Ultra-Orthodox party pans Netanyahu for issuing credit rating statement on Shabbat

Housing minister Goldknopf of United Torah Judaism calls PM’s response ‘inappropriate’; Finance Committee chair says it was ‘totally unnecessary’ and a colleague laments ‘disgrace’

Prime Minister Benjamin Netanyahu, left, and Housing Minister Yitzhak Goldknopf, right, arriving for a cabinet meeting at the Prime Minister's Office in Jerusalem on September 27, 2023. (Chaim Goldberg/Flash90)
Prime Minister Benjamin Netanyahu, left, and Housing Minister Yitzhak Goldknopf, right, arriving for a cabinet meeting at the Prime Minister's Office in Jerusalem on September 27, 2023. (Chaim Goldberg/Flash90)

Ultra-Orthodox lawmakers criticized Prime Minister Benjamin Netanyahu on Saturday night after he issued a statement before the end of Shabbat on US ratings agency Moody’s downgrading Israel’s credit.

It is relatively unusual for officials to publicly engage in nonemergency state business during Shabbat, the Jewish day of rest, which runs for roughly 25 hours, beginning on Friday evening.

Housing Minister Yitzhak Goldknopf, leader of the United Torah Judaism party and chair of its Agudat Yisrael faction, complained in a statement that the prime minister’s response on Shabbat was “inappropriate.
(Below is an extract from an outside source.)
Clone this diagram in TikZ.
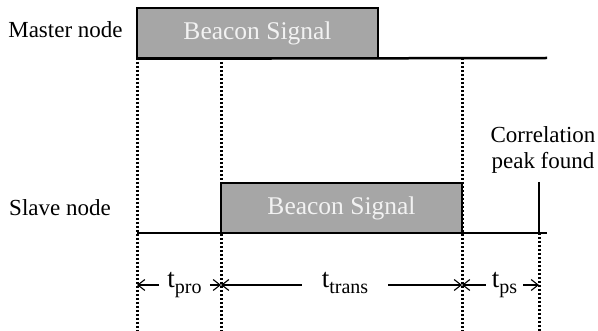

It wasn’t a life-saving matter, it wasn’t an emergency situation, and it wasn’t a response that could not have been published after the conclusion of Shabbat.”

Moshe Gafni, chair of Degel Hatorah, the other faction within UTJ, also criticized Netanyahu, saying at a local elections conference in Bnei Brak, “I don’t understand why Prime Minister Benjamin Netanyahu needed to put out a statement on Shabbat. What was the need? It was totally unnecessary.”

MK Yisrael Eichler of UTJ called it a “disgrace and humiliation for the country.”

Gafni, who chairs the Knesset Finance Committee, said in his own response to the Moody’s announcement that it “is not good, but the Israeli economy is a strong economy, I said it in the past and I say it today. Even in this difficult time when there are large expenses for the war, Israel is coping and will know how to cope with it, with God’s help.”

Knesset Finance Committee chair MK Moshe Gafni during a committee meeting at the Knesset, in Jerusalem, on September 26, 2023. (Chaim Goldberg/Flash90)

On Friday, Moody’s downgraded Israel’s credit due to the impact of its ongoing war with the Hamas terror group in Gaza, lowering it by one notch from A1 to A2.

The ratings agency also lowered its outlook for Israel’s debt to “negative” due to “the risk of an escalation” with the far more powerful Lebanese terror group Hezbollah on Israel’s northern border.

The credit decision had been widely expected, but the rating agency’s move to also lower its outlook to “negative” came as something of a surprise, raising red flags about confidence in the government being able to keep the economy afloat as it takes on more and more debt to pay for the war.

Israel’s hardline coalition has been criticized for failing to shift funding priorities to help pay for the war effort. The government has opted for across-the-board cuts, rather than jettisoning ministries that are widely deemed superfluous, and has left in place discretionary funds made available to political allies under deals reached in coalition talks over a year ago. Ultra-Orthodox parties in particular have been criticized for continuing to insist on money to fund educational institutions that do not meet core curriculum requirements.

United Torah Judaism MK Yisrael Eichler. (Yonatan Sindel/Flash90)

In a rare statement issued over Shabbat, Netanyahu played down the Moody’s decision.

“The Israeli economy is strong. The rating downgrade is not connected to the economy, it is entirely due to the fact that we are in a war,” the premier said.

In his own statement after Shabbat, Finance Minister Bezalel Smotrich denounced the Moody’s rating as an “entirely a political manifesto based on a pessimistic and unfounded geopolitical worldview, which reflects a lack of confidence in Israel’s security and national resilience, as well as an apparent lack of confidence in the righteousness of its path in the face of enemies.”

The war in Gaza was sparked after the devastating Hamas-led onslaught on October 7, in which Palestinian terrorists killed some 1,200 people, mostly civilians, and took 253 as hostages into the Gaza Strip. In response, Israel launched airstrikes and a ground offensive aimed at toppling the Gaza-ruling Hamas and returning the hostages.

According to the Hamas-controlled health ministry in Gaza, at least 27,947 people in the enclave have died, an unverified figure that does not differentiate between combatants and civilians and is believed to include Palestinians killed as a consequence of errant missiles fired by terror groups in the Strip.